• _Do this_
From the line with "Generate a Python" to the line with "exp1_y = [0.43, 0.50, 0.50, 0.533]", both included, repeat each line exactly and leave out the pictures.

★ ★ ★ ★

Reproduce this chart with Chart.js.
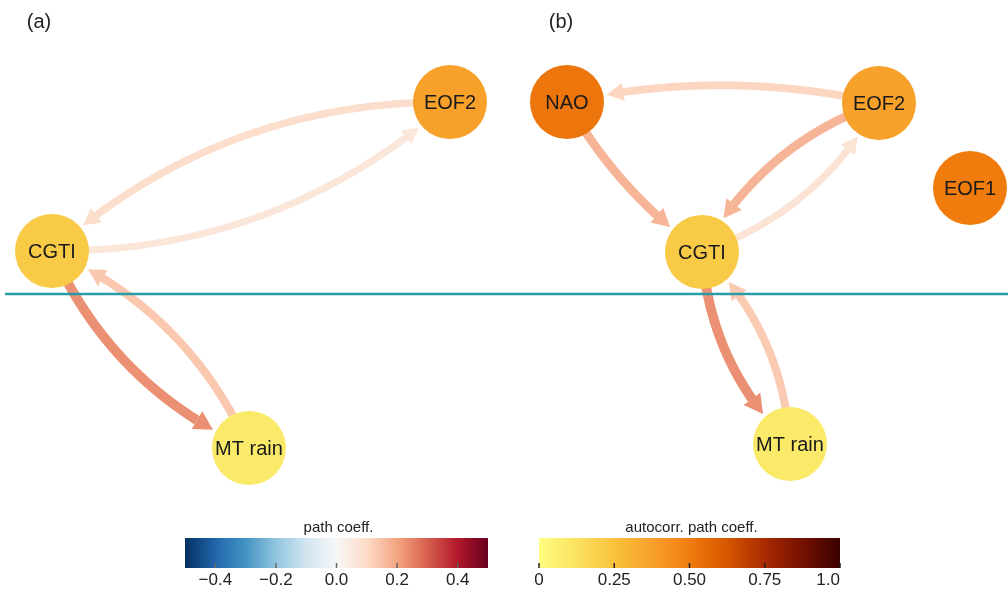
<!DOCTYPE html>
<html>
<head>
<meta charset="utf-8">
<script src="https://cdn.jsdelivr.net/npm/chart.js@4.4.1/dist/chart.umd.min.js"></script>
<style>
  html, body { margin: 0; padding: 0; background: #ffffff; }
  #wrap { width: 1008px; height: 592px; position: relative; }
</style>
</head>
<body>
<div id="wrap"><canvas id="net"></canvas></div>
<script>
// ---- Panel (a): network of path coefficients ----
const nodesA = ['CGTI', 'EOF2', 'MT rain'];
const nodesAX = [0.52, 4.50, 2.49];
const nodesAY = [2.51, 1.02, 4.48];
const nodesAAutocorr = [0.22, 0.38, 0.09];
const edgesAFrom = ['EOF2', 'CGTI', 'CGTI', 'MT rain'];
const edgesATo = ['CGTI', 'EOF2', 'MT rain', 'CGTI'];
const edgesACoef = [0.09, 0.06, 0.23, 0.135];

// ---- Panel (b) ----
const nodesB = ['NAO', 'EOF2', 'EOF1', 'CGTI', 'MT rain'];
const nodesBX = [5.67, 8.79, 9.70, 7.02, 7.90];
const nodesBY = [1.02, 1.03, 1.88, 2.52, 4.44];
const nodesBAutocorr = [0.52, 0.38, 0.50, 0.22, 0.09];
const edgesBFrom = ['EOF2', 'NAO', 'EOF2', 'CGTI', 'CGTI', 'MT rain'];
const edgesBTo = ['NAO', 'CGTI', 'CGTI', 'EOF2', 'MT rain', 'CGTI'];
const edgesBCoef = [0.11, 0.17, 0.17, 0.07, 0.23, 0.13];

// ---- Divider and colour bar ticks ----
const dividerY = 2.94;
const panelTags = ['(a)', '(b)'];
const pathTicks = [-0.4, -0.2, 0.0, 0.2, 0.4];
const pathTickLabels = ['\u22120.4', '\u22120.2', '0.0', '0.2', '0.4'];
const pathRange = [-0.5, 0.5];
const autoTicks = [0, 0.25, 0.5, 0.75, 1.0];
const autoTickLabels = ['0', '0.25', '0.50', '0.75', '1.0'];
const autoRange = [0, 1.0];

// ---- Colour maps ----
const rdbu = ['#053061','#2166ac','#4393c3','#92c5de','#d1e5f0','#f7f7f7',
              '#fddbc7','#f4a582','#d6604d','#b2182b','#67001f'];
const heat = [[0,'#fffc80'],[0.1,'#fbe867'],[0.25,'#f9c23e'],[0.38,'#f7a02a'],
              [0.5,'#f07c0e'],[0.62,'#d85800'],[0.75,'#a82a00'],[0.88,'#741000'],[1,'#3a0000']];

function hex2rgb(h) { return [1,3,5].map(i => parseInt(h.substr(i,2),16)); }
function mix(a, b, t) {
  const A = hex2rgb(a), B = hex2rgb(b);
  return 'rgb(' + A.map((v,i) => Math.round(v + (B[i]-v)*t)).join(',') + ')';
}
function rdbuColor(v) {
  let f = (v - pathRange[0]) / (pathRange[1] - pathRange[0]);
  f = Math.max(0, Math.min(1, f)) * (rdbu.length - 1);
  const i = Math.min(rdbu.length - 2, Math.floor(f));
  return mix(rdbu[i], rdbu[i+1], f - i);
}
function heatColor(v) {
  v = Math.max(0, Math.min(1, v));
  for (let i = 0; i < heat.length - 1; i++) {
    if (v <= heat[i+1][0]) {
      return mix(heat[i][1], heat[i+1][1], (v - heat[i][0]) / (heat[i+1][0] - heat[i][0]));
    }
  }
  return heat[heat.length-1][1];
}

const NODE_R = 37;
const FONT = '"Liberation Sans", Arial, sans-serif';

const panels = [
  { names: nodesA, xs: nodesAX, ys: nodesAY, from: edgesAFrom, to: edgesATo, coef: edgesACoef },
  { names: nodesB, xs: nodesBX, ys: nodesBY, from: edgesBFrom, to: edgesBTo, coef: edgesBCoef }
];

const nodePoints = [], nodeColors = [], nodeLabels = [];
nodesA.forEach((n,i) => { nodePoints.push({x: nodesAX[i], y: nodesAY[i]}); nodeColors.push(heatColor(nodesAAutocorr[i])); nodeLabels.push(n); });
nodesB.forEach((n,i) => { nodePoints.push({x: nodesBX[i], y: nodesBY[i]}); nodeColors.push(heatColor(nodesBAutocorr[i])); nodeLabels.push(n); });

function bez(p0, c, p1, t) {
  const u = 1 - t;
  return { x: u*u*p0.x + 2*u*t*c.x + t*t*p1.x, y: u*u*p0.y + 2*u*t*c.y + t*t*p1.y };
}
function dist(a, b) { return Math.hypot(a.x - b.x, a.y - b.y); }

function drawEdge(ctx, p0, p1, coef, paired) {
  const dx = p1.x - p0.x, dy = p1.y - p0.y, len = Math.hypot(dx, dy);
  // mutual links bow apart more than one-way links
  const k = paired ? 0.19 : 0.11;
  // arcs bend to the right of the direction of travel
  const c = { x: (p0.x + p1.x)/2 - dy/len * k * len, y: (p0.y + p1.y)/2 + dx/len * k * len };
  const N = 400, pts = [];
  for (let i = 0; i <= N; i++) pts.push(bez(p0, c, p1, i/N));
  let s = 0; while (s < N && dist(pts[s], p0) < NODE_R - 2) s++;
  let e = N; while (e > 0 && dist(pts[e], p1) < NODE_R + 3) e--;
  const w = 6 + 16 * Math.abs(coef);
  const headLen = 9 + w, headHalf = 4.5 + 0.6 * w;
  const tip = pts[e];
  let b = e; while (b > s && dist(pts[b], tip) < headLen) b--;
  const base = pts[b];
  const ux = (tip.x - base.x) / dist(tip, base), uy = (tip.y - base.y) / dist(tip, base);
  const col = rdbuColor(coef);
  ctx.save();
  ctx.strokeStyle = col; ctx.fillStyle = col;
  ctx.lineWidth = w; ctx.lineCap = 'butt'; ctx.lineJoin = 'round';
  ctx.beginPath();
  ctx.moveTo(pts[s].x, pts[s].y);
  for (let i = s + 1; i <= b + 1 && i <= e; i++) ctx.lineTo(pts[i].x, pts[i].y);
  ctx.stroke();
  const bx = tip.x - ux * headLen, by = tip.y - uy * headLen;
  ctx.beginPath();
  ctx.moveTo(tip.x, tip.y);
  ctx.lineTo(bx - uy * headHalf, by + ux * headHalf);
  ctx.lineTo(bx + uy * headHalf, by - ux * headHalf);
  ctx.closePath();
  ctx.fill();
  ctx.restore();
}

function drawColorbar(ctx, x0, x1, y0, y1, range, colorFn, ticks, labels, title, tickColor) {
  const g = ctx.createLinearGradient(x0, 0, x1, 0);
  for (let i = 0; i <= 50; i++) {
    const v = range[0] + (range[1] - range[0]) * i / 50;
    g.addColorStop(i / 50, colorFn(v));
  }
  ctx.fillStyle = g;
  ctx.fillRect(x0, y0, x1 - x0, y1 - y0);
  ctx.fillStyle = '#222';
  ctx.font = '15px ' + FONT;
  ctx.textAlign = 'center'; ctx.textBaseline = 'middle';
  ctx.fillText(title, (x0 + x1) / 2 + 2, y0 - 10);
  ctx.font = '17px ' + FONT;
  ticks.forEach((t, i) => {
    const px = x0 + (t - range[0]) / (range[1] - range[0]) * (x1 - x0);
    ctx.strokeStyle = tickColor; ctx.lineWidth = 1.5;
    ctx.beginPath(); ctx.moveTo(px, y1); ctx.lineTo(px, y1 - 5); ctx.stroke();
    const tw = ctx.measureText(labels[i]).width;
    let lx = Math.min(px, x1 - tw / 2);
    ctx.fillStyle = '#222';
    ctx.fillText(labels[i], lx, y1 + 12);
  });
}

const graphPlugin = {
  id: 'graph',
  beforeDatasetsDraw(chart) {
    const ctx = chart.ctx, xs = chart.scales.x, ys = chart.scales.y;
    panels.forEach(p => {
      const pos = name => {
        const i = p.names.indexOf(name);
        return { x: xs.getPixelForValue(p.xs[i]), y: ys.getPixelForValue(p.ys[i]) };
      };
      p.from.forEach((f, i) => {
        const t = p.to[i];
        const paired = p.from.some((g, j) => g === t && p.to[j] === f);
        drawEdge(ctx, pos(f), pos(t), p.coef[i], paired);
      });
    });
  },
  afterDatasetsDraw(chart) {
    const ctx = chart.ctx;
    const meta = chart.getDatasetMeta(0);
    ctx.save();
    ctx.fillStyle = '#1a1a1a';
    ctx.font = '20px ' + FONT;
    ctx.textAlign = 'center'; ctx.textBaseline = 'middle';
    meta.data.forEach((el, i) => ctx.fillText(nodeLabels[i], el.x, el.y + 1));
    ctx.font = '20px ' + FONT;
    ctx.fillStyle = '#222';
    ctx.fillText(panelTags[0], 39, 22);
    ctx.fillText(panelTags[1], 561, 22);
    drawColorbar(ctx, 185, 488, 538, 568, pathRange, rdbuColor, pathTicks, pathTickLabels, 'path coeff.', '#666');
    drawColorbar(ctx, 539, 840, 538, 568, autoRange, heatColor, autoTicks, autoTickLabels, 'autocorr. path coeff.', '#222');
    ctx.restore();
  }
};

new Chart(document.getElementById('net'), {
  type: 'scatter',
  data: {
    datasets: [
      {
        type: 'scatter',
        data: nodePoints,
        backgroundColor: nodeColors,
        borderWidth: 0,
        pointRadius: NODE_R,
        pointHoverRadius: NODE_R,
        clip: false,
        order: 0
      },
      {
        type: 'line',
        data: [{x: 0.05, y: dividerY}, {x: 10.08, y: dividerY}],
        borderColor: '#2b9aa8',
        borderWidth: 2.5,
        pointRadius: 0,
        clip: false,
        order: 1
      }
    ]
  },
  options: {
    responsive: true,
    maintainAspectRatio: false,
    animation: false,
    layout: { padding: 0, autoPadding: false },
    plugins: { legend: { display: false }, tooltip: { enabled: false } },
    scales: {
      x: { type: 'linear', min: 0, max: 10.08, display: false },
      y: { type: 'linear', min: 0, max: 5.92, reverse: true, display: false }
    }
  },
  plugins: [graphPlugin]
});
</script>
</body>
</html>
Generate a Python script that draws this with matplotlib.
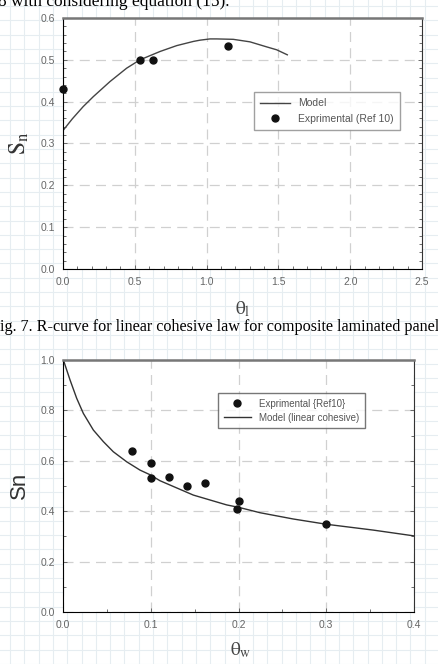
import numpy as np
import matplotlib.pyplot as plt
from matplotlib.ticker import MultipleLocator

plt.rcParams['mathtext.fontset'] = 'stix'

# top panel (S_n vs theta_l)
model1_x = [0.0, 0.065, 0.14, 0.211, 0.327, 0.443, 0.536, 0.676, 0.792, 0.908,
            0.954, 1.024, 1.07, 1.186, 1.302, 1.418, 1.488, 1.562]
model1_y = [0.331, 0.359, 0.388, 0.412, 0.448, 0.480, 0.500, 0.520, 0.534, 0.544,
            0.547, 0.550, 0.550, 0.549, 0.543, 0.531, 0.524, 0.512]
exp1_x = [0.0, 0.535, 0.63, 1.148]
exp1_y = [0.43, 0.50, 0.50, 0.533]

# bottom panel (Sn vs theta_w)
model2_x = [0.0, 0.0011, 0.008, 0.0156, 0.0232, 0.0346, 0.046, 0.0573, 0.0726,
            0.0878, 0.099, 0.1105, 0.1485, 0.1865, 0.2006, 0.2245, 0.2625,
            0.3005, 0.3536, 0.4]
model2_y = [1.0, 0.993, 0.921, 0.848, 0.788, 0.722, 0.676, 0.636, 0.596,
            0.563, 0.545, 0.521, 0.464, 0.425, 0.415, 0.394, 0.369,
            0.348, 0.325, 0.302]
exp2_x = [0.0784, 0.1, 0.1, 0.121, 0.141, 0.162, 0.2, 0.198, 0.3]
exp2_y = [0.64, 0.59, 0.532, 0.534, 0.499, 0.51, 0.44, 0.409, 0.348]

W, H = 438, 664
fig = plt.figure(figsize=(W / 100, H / 100), dpi=100)

# faint graph-paper background
bg = fig.add_axes([0, 0, 1, 1], zorder=-5)
bg.set_xlim(0, W)
bg.set_ylim(H, 0)
for gx in np.arange(10, W, 14.3):
    bg.axvline(gx, color='#e6edf1', lw=0.8)
for gy in np.arange(6, H, 14.3):
    bg.axhline(gy, color='#e6edf1', lw=0.8)
bg.axis('off')


def make_axes(l, t, r, b):
    return fig.add_axes([l / W, 1 - b / H, (r - l) / W, (b - t) / H])


def style(ax):
    ax.set_facecolor('white')
    ax.grid(True, which='major', ls=(0, (8, 5)), color='#d0d0d0', lw=0.9)
    ax.set_axisbelow(True)
    ax.spines['top'].set_color('#777777')
    ax.spines['top'].set_linewidth(1.8)
    ax.spines['right'].set_color('#333333')
    ax.spines['left'].set_color('black')
    ax.spines['bottom'].set_color('black')
    for s in ax.spines.values():
        s.set_zorder(3)
    ax.tick_params(which='both', direction='in', right=True, labelsize=7.5,
                   labelcolor='#666666', color='#555555', width=0.6)
    ax.tick_params(which='major', length=3, pad=6)
    ax.tick_params(which='minor', length=2)
    for lab in ax.get_xticklabels() + ax.get_yticklabels():
        lab.set_fontfamily('Liberation Sans')


# ---- top ----
ax1 = make_axes(63, 18, 422, 269)
ax1.plot(model1_x, model1_y, color='#444444', lw=1.0, label='Model')
ax1.plot(exp1_x, exp1_y, 'o', color='#111111', ms=5, label='Exprimental (Ref 10)',
         clip_on=False, zorder=4)
ax1.set_xlim(0, 2.5)
ax1.set_ylim(0, 0.6)
ax1.xaxis.set_major_locator(MultipleLocator(0.5))
ax1.xaxis.set_minor_locator(MultipleLocator(0.1))
ax1.yaxis.set_major_locator(MultipleLocator(0.1))
ax1.yaxis.set_minor_locator(MultipleLocator(0.02))
ax1.xaxis.set_major_formatter(plt.FormatStrFormatter('%.1f'))
style(ax1)
leg1 = ax1.legend(loc='upper left', bbox_to_anchor=((249 - 63) / 359, 1 - (87 - 18) / 251),
                  frameon=True, fancybox=False, edgecolor='#888888',
                  handlelength=2.8, borderpad=0.6, labelspacing=0.5,
                  prop={'family': 'Liberation Sans', 'size': 7.5})
for t in leg1.get_texts():
    t.set_color('#555555')
fig.text(19 / W, 1 - 143 / H, r'$\mathrm{S}_{\mathrm{n}}$', rotation=90, fontsize=17,
         ha='center', va='center', color='#333333')
fig.text(243 / W, 1 - 309 / H, r'$\mathrm{θ}_{\mathrm{l}}$', fontsize=14,
         ha='center', va='center', color='#444444')

# ---- bottom ----
ax2 = make_axes(63, 360, 414, 612)
ax2.plot(exp2_x, exp2_y, 'o', color='#111111', ms=5, label='Exprimental {Ref10}',
         zorder=4)
ax2.plot(model2_x, model2_y, color='#333333', lw=1.0, label='Model (linear cohesive)')
ax2.set_xlim(0, 0.4)
ax2.set_ylim(0, 1.0)
ax2.xaxis.set_major_locator(MultipleLocator(0.1))
ax2.xaxis.set_minor_locator(MultipleLocator(0.05))
ax2.yaxis.set_major_locator(MultipleLocator(0.2))
ax2.yaxis.set_minor_locator(MultipleLocator(0.1))
style(ax2)
leg2 = ax2.legend(loc='upper left', bbox_to_anchor=((213 - 63) / 351, 1 - (388 - 360) / 252),
                  frameon=True, fancybox=False, edgecolor='#555555',
                  handlelength=2.8, borderpad=0.6, labelspacing=0.4,
                  prop={'family': 'Liberation Sans', 'size': 7})
for t in leg2.get_texts():
    t.set_color('#555555')
fig.text(19 / W, 1 - 485 / H, 'Sn', rotation=90, fontsize=16, family='Liberation Sans',
         ha='center', va='center', color='#333333')
fig.text(241 / W, 1 - 650 / H, r'$\mathrm{θ}_{\mathrm{w}}$', fontsize=14,
         ha='center', va='center', color='#444444')

# captions from the page
fig.text(-2 / W, 1 - 2 / H, '8 with considering equation (15).', fontsize=12.5,
         family='Liberation Serif', ha='left', va='center', color='black')
fig.text(-9 / W, 1 - 327 / H,
         'Fig. 7. R-curve for linear cohesive law for composite laminated panel',
         fontsize=11.6, family='Liberation Serif', ha='left', va='center', color='black')

fig.savefig('out.png', dpi=100)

★ ★ ★ ★

• _Output below_
Generate a Python script that draws this with matplotlib.
import numpy as np
import matplotlib.pyplot as plt
from matplotlib.ticker import MultipleLocator

plt.rcParams['mathtext.fontset'] = 'stix'

# top panel (S_n vs theta_l)
model1_x = [0.0, 0.065, 0.14, 0.211, 0.327, 0.443, 0.536, 0.676, 0.792, 0.908,
            0.954, 1.024, 1.07, 1.186, 1.302, 1.418, 1.488, 1.562]
model1_y = [0.331, 0.359, 0.388, 0.412, 0.448, 0.480, 0.500, 0.520, 0.534, 0.544,
            0.547, 0.550, 0.550, 0.549, 0.543, 0.531, 0.524, 0.512]
exp1_x = [0.0, 0.535, 0.63, 1.148]
exp1_y = [0.43, 0.50, 0.50, 0.533]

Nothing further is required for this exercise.